We are grateful for this reflection on how far we’ve come from Rev. Robb Gwaltney, who was a seminary friend of David Sindt’s and has been serving the church for many years. He gives us a long perspective on our progress.

When I looked around the Exhibit Hall at the 1974 General Assembly in Louisville, it didn’t even cross my mind that at some point in my lifetime that as a denomination we would be in the position of considering what to do now that we have full inclusion in the church orders. At that moment I saw a lonely young man holding a sign that read “Are there any others out there.” I knew that man, David Sindt. We had been seminary classmates and I knew that he was asking if there were any other gays in the Presbyterian Church. It wasn’t that I didn’t believe that the church could welcome all; it wasn’t that I didn’t believe that the church would welcome all; and it certainly wasn’t that I believed that the church shouldn’t welcome all. It was just that it seemed at that time an almost impossible dream.

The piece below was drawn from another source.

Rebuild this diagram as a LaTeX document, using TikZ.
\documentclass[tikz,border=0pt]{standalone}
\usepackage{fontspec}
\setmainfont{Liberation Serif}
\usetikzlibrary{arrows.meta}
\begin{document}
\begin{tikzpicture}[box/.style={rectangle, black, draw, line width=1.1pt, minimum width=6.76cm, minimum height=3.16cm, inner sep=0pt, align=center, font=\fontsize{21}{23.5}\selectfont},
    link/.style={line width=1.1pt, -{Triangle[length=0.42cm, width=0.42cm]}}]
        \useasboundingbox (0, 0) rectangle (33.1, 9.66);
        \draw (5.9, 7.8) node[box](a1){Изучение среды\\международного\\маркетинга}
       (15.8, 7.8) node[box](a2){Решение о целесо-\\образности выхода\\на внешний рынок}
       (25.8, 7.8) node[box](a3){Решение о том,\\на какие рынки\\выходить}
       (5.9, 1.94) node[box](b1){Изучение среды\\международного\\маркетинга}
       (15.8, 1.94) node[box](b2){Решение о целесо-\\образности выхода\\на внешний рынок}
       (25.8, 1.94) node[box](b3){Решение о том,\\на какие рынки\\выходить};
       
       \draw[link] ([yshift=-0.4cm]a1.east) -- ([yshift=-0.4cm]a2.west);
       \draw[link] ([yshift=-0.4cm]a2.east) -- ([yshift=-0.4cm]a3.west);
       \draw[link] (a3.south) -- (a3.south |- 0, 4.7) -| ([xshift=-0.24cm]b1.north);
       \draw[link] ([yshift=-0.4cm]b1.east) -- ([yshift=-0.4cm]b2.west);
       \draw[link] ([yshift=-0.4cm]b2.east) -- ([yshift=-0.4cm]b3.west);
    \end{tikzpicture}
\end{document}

Two years later when the Special Committee to Study Homosexuality was established it seemed like a new day was dawning. And then, in 1978 when that Special Committee reported, it really seemed like the sun was rising. And then the clouds rolled in. The recommendations of the Special Committee were set aside and the church made it clear that even though it formally issued words of welcome to gay men and lesbians to the congregations of the church, that same welcome did not extend to the ordained leadership of the Presbyterian Church.

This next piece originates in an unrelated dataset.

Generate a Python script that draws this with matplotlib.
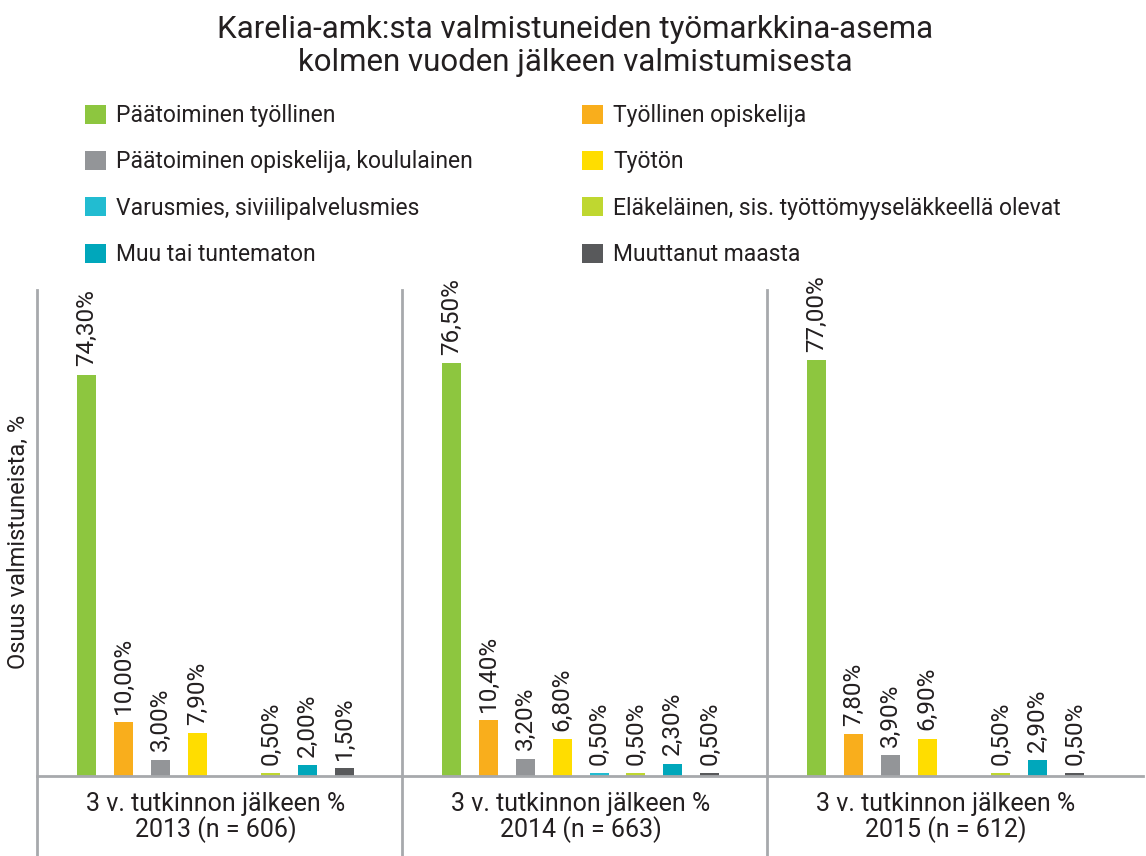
import numpy as np
import matplotlib.pyplot as plt
from matplotlib.patches import Patch
from matplotlib.lines import Line2D

plt.rcParams["font.family"] = ["Roboto", "DejaVu Sans"]

# Data
groups = ["3 v. tutkinnon jälkeen %\n2013 (n = 606)",
          "3 v. tutkinnon jälkeen %\n2014 (n = 663)",
          "3 v. tutkinnon jälkeen %\n2015 (n = 612)"]
series = ["Päätoiminen työllinen", "Työllinen opiskelija",
          "Päätoiminen opiskelija, koululainen", "Työtön",
          "Varusmies, siviilipalvelusmies",
          "Eläkeläinen, sis. työttömyyseläkkeellä olevat",
          "Muu tai tuntematon", "Muuttanut maasta"]
colors = ["#8DC63F", "#F9AE1C", "#939598", "#FFDD00",
          "#22BCD1", "#BFD730", "#00A7BB", "#58595B"]
values_2013 = [74.3, 10.0, 3.0, 7.9, np.nan, 0.5, 2.0, 1.5]
values_2014 = [76.5, 10.4, 3.2, 6.8, 0.5, 0.5, 2.3, 0.5]
values_2015 = [77.0, 7.8, 3.9, 6.9, np.nan, 0.5, 2.9, 0.5]
values = np.array([values_2013, values_2014, values_2015])

W, H = 1146, 856
fig = plt.figure(figsize=(W / 100, H / 100), dpi=100)
gw = 365  # pixels per group
ax = fig.add_axes([37 / W, 1 - 776 / H, 3 * gw / W, (776 - 290) / H])

text_col = "#231F20"
line_col = "#A7A9AC"

bar_w = 0.052
step = 0.101
first = 0.136
for k in range(len(series)):
    xs = np.arange(3) + first + step * k
    ys = values[:, k]
    ax.bar(xs, ys, width=bar_w, color=colors[k])
    for x, y in zip(xs, ys):
        if np.isnan(y):
            continue
        ax.annotate(f"{y:.2f}%".replace(".", ","), (x, y),
                    xytext=(0, 6), textcoords="offset points",
                    rotation=90, ha="center", va="bottom",
                    fontsize=17.5, color=text_col)

ax.set_xlim(0, 3)
ax.set_ylim(0, 90)
for s in ax.spines.values():
    s.set_visible(False)
ax.set_xticks([])
ax.set_yticks([])

# baseline and group separators
ax.add_line(Line2D([0, 3.03], [0, 0], color=line_col, lw=2, clip_on=False))
for gx in range(3):
    ax.plot([gx, gx], [90, -15], color=line_col, lw=2, clip_on=False)

for i, g in enumerate(groups):
    ax.text(i + 0.49, -3.0, g, ha="center", va="top", fontsize=18,
            color=text_col, linespacing=1.0)

fig.text(18 / W, 1 - 542 / H, "Osuus valmistuneista, %", rotation=90,
         ha="center", va="center", fontsize=17, color=text_col)

fig.text(575 / W, 1 - 46 / H,
         "Karelia-amk:sta valmistuneiden työmarkkina-asema\nkolmen vuoden jälkeen valmistumisesta",
         ha="center", va="center", fontsize=22.5, color=text_col, linespacing=1.2)

# legend, filled row by row in the reference -> two single-column legends
for col, x0 in ((0, 85), (1, 582)):
    idx = [col, col + 2, col + 4, col + 6]
    handles = [Patch(facecolor=colors[i], edgecolor="none") for i in idx]
    leg = fig.legend(handles, [series[i] for i in idx], loc="upper left",
                     bbox_to_anchor=(x0 / W, 1 - 104 / H), frameon=False,
                     borderpad=0, borderaxespad=0, handlelength=0.9,
                     handleheight=0.9, handletextpad=0.45, labelspacing=1.02,
                     fontsize=16.5)
    for t in leg.get_texts():
        t.set_color(text_col)

fig.savefig("out.png", dpi=100)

My dad was Presbyterian minister and we lived in Salt Lake City, Utah, during my elementary and junior high years. I knew from personal experience what it meant to be an outcast. I was one of two non-Mormons in my grade school. I knew how to “pass.” I could go shopping and be treated like everybody else; but on Wednesday afternoon I didn’t attend “Primary” which was where the real relationships of my elementary school years were formed—because it was the religious education time that was set aside in the school when the Mormon kids went next door to the Ward (local church) for education and training. I walked home–alone. Then when I went to college, just a couple of years after the school desegregation decision of the Supreme Court, I was amazed at those in my class who didn’t understand the quest for equality by the blacks—and yet it felt so very familiar to me. And then I went to that General Assembly in Louisville and that plaintive question “is there anybody else out there” seemed so very real, so incredibly lonely, and so overwhelmingly moving.

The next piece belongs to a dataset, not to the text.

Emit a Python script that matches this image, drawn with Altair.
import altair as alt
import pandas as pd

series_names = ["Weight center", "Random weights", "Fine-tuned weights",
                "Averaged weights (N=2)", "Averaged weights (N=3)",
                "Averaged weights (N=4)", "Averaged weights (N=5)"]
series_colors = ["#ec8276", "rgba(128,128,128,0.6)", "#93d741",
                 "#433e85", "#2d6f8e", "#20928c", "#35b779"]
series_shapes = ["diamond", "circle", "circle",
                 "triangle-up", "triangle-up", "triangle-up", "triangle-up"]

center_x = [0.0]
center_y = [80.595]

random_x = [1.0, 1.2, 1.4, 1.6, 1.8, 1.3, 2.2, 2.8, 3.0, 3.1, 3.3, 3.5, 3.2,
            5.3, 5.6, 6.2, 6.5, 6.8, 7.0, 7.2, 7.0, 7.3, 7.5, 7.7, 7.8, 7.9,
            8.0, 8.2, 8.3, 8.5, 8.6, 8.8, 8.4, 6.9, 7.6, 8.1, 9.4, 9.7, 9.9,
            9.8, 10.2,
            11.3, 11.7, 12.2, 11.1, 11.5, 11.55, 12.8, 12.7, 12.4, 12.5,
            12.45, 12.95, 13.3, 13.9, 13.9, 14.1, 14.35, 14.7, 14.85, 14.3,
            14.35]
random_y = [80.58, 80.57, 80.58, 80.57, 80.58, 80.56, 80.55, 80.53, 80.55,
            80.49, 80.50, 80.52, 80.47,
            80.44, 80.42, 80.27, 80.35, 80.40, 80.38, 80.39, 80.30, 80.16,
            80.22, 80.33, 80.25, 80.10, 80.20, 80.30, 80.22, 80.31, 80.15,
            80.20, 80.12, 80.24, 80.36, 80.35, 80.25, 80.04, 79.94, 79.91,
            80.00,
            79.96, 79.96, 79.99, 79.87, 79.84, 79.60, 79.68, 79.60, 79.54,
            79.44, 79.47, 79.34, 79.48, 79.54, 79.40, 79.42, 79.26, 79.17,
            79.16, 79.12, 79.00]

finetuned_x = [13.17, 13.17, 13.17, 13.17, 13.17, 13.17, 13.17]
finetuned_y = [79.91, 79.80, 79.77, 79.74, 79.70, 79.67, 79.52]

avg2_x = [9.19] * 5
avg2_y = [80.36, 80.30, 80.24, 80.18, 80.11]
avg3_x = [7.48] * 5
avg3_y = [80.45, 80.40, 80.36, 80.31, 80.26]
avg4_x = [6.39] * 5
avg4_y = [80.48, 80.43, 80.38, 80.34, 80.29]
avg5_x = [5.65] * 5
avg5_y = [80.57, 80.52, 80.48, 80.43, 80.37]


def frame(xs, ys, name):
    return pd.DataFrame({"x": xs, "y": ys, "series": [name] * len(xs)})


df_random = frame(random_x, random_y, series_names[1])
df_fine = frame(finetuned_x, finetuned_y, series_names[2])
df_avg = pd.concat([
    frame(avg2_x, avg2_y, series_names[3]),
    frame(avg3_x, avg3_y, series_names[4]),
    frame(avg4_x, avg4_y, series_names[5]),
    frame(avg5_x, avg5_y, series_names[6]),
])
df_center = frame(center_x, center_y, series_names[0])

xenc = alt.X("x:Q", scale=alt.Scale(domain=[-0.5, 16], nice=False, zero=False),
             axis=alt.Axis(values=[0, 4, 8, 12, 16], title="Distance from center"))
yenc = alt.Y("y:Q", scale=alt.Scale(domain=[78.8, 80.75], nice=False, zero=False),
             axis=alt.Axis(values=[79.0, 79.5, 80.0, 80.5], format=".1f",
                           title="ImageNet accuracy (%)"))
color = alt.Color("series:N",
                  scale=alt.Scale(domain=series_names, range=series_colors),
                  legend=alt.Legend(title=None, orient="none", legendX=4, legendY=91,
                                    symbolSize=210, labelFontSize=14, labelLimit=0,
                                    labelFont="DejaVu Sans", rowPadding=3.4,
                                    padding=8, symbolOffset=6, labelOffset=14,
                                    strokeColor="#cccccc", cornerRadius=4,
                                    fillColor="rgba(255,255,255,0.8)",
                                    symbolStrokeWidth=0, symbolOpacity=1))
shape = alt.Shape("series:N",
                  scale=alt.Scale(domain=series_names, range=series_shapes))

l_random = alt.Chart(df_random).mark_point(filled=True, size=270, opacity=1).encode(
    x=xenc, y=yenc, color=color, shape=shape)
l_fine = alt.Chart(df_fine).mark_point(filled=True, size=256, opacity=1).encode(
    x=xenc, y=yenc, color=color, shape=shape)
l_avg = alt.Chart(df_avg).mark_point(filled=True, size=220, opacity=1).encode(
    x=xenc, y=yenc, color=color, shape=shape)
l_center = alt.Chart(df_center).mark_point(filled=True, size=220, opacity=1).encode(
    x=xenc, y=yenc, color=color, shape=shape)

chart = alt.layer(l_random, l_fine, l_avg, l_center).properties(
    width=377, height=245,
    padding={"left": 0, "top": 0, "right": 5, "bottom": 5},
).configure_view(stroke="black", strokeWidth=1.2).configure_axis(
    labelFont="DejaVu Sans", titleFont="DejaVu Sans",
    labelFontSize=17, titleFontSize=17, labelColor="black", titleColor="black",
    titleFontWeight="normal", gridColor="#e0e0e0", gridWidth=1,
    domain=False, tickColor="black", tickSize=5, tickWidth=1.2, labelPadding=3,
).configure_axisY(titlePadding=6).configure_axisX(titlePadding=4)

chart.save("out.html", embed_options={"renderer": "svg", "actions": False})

I was incredibly blessed to be able to be at so many of the historic steps that our church took. I was at the San Diego Assembly when the Special Committee Report was presented. I was part of the Witherspoon Society when it was the only church organization to speak in favor of gay ordination and when we welcomed the Presbyterian Gay Caucus (later Presbyterians for Lesbian and Gay Concerns) to share our booth at the General Assembly (because PGC wasn’t officially recognized, yet, by the General Assembly and so they couldn’t have a booth). I attended General Assemblies regularly until overtures were sent to the Presbyteries to overturn the gay exclusion clause from the Book of Order. I was not at the meeting of Twin Cities Presbytery when it was the final presbytery necessary to approve the removal of the clause, thus removing the exclusion from our official documents. But I waited impatiently until I heard that it was done. And I could hardly believe it. It finally was true. Our church really meant that “All Are Welcome.” My church really meant it. Thanks Be To God.

Rev. Robb Gwaltney served churches in Iowa and Minnesota before starting a new church development project in Denver that is now Presbyterian Church of the Covenant in Englewood, CO. He was Coordinator of Facilities Development with the General Assembly Council, where his responsibilities were to coordinate the move of the General Assembly offices from New York and Atlanta to Louisville. After that project was completed, became the Coordinator for Finance and Budget in the General Assembly Council office, until leaving the national staff in 1992. He is honorably retired.